● YOUR INSTRUCTIONS
Copy everything from the line with "Generate a Python" down to the line with "260, 280, 300, 320, 340, 360, 380, 400, 420, 440]", inclusive of both, exactly as written; leave out all pictures.

● DATA SHOWN

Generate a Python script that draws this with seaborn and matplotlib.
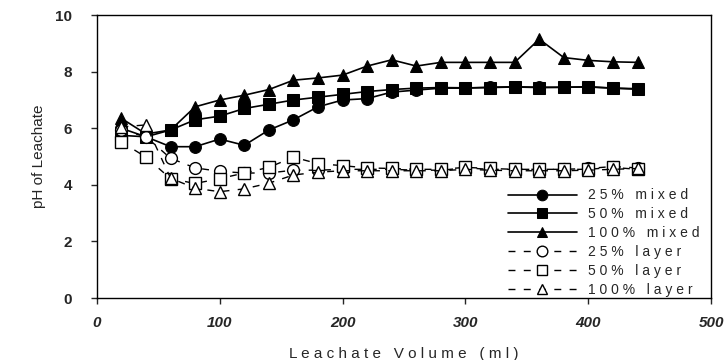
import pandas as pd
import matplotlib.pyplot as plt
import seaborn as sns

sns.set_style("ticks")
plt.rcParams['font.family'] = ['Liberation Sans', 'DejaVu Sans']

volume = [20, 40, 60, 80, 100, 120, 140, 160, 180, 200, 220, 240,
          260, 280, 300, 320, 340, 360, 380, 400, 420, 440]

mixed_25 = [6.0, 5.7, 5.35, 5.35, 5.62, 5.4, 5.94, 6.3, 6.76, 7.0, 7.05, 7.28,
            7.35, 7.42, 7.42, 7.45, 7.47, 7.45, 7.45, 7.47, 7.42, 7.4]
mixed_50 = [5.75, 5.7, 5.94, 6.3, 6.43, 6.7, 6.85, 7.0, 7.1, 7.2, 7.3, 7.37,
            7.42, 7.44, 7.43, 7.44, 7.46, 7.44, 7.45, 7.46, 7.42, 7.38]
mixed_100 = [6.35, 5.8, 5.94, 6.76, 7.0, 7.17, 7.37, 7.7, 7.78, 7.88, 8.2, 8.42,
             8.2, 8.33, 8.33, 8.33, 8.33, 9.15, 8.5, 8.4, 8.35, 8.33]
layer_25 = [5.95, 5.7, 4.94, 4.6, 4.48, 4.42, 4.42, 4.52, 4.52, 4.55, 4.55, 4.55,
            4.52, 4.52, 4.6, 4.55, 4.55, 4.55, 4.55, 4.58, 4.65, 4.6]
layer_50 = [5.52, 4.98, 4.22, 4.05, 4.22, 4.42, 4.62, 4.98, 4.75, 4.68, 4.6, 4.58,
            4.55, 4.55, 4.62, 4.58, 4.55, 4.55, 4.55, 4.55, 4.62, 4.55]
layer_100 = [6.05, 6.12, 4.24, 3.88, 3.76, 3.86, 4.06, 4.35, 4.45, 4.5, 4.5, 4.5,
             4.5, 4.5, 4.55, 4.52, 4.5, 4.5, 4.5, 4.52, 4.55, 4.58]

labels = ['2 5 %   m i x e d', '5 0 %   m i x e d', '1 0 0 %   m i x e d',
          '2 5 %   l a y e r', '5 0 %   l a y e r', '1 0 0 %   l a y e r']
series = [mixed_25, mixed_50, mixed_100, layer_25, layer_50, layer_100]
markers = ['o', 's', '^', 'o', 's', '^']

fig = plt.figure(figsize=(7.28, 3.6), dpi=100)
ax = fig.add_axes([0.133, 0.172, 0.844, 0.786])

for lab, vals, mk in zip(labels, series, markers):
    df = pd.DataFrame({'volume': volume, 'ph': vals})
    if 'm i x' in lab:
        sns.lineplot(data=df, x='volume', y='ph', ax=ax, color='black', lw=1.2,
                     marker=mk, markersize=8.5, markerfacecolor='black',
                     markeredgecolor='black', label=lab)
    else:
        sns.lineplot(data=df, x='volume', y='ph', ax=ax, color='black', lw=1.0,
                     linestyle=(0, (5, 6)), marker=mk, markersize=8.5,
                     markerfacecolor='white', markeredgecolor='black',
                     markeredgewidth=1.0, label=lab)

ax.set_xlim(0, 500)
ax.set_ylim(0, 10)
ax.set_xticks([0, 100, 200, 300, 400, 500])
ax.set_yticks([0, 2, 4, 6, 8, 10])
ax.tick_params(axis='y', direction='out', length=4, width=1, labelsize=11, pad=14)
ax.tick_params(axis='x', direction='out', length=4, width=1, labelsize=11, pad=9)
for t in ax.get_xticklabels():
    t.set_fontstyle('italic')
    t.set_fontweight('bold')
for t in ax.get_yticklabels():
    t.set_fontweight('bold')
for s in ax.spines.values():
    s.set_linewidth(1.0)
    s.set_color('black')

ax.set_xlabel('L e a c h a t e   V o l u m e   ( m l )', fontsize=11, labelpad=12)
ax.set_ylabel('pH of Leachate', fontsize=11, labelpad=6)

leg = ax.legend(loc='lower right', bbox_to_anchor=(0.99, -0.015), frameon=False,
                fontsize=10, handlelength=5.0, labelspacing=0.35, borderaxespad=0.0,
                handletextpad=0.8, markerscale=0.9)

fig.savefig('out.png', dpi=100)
* * *
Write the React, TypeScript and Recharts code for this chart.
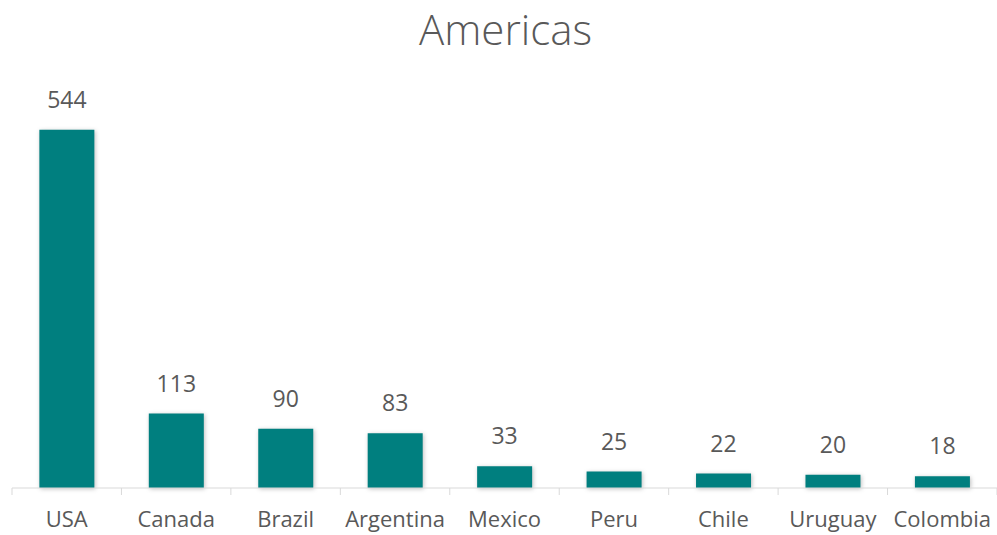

● TASK RESULT
Generate a Python script that draws this with seaborn and matplotlib.
import pandas as pd
import matplotlib.pyplot as plt
import seaborn as sns

sns.set_style("ticks")
plt.rcParams['font.family'] = ['Liberation Sans', 'DejaVu Sans']

volume = [20, 40, 60, 80, 100, 120, 140, 160, 180, 200, 220, 240,
          260, 280, 300, 320, 340, 360, 380, 400, 420, 440]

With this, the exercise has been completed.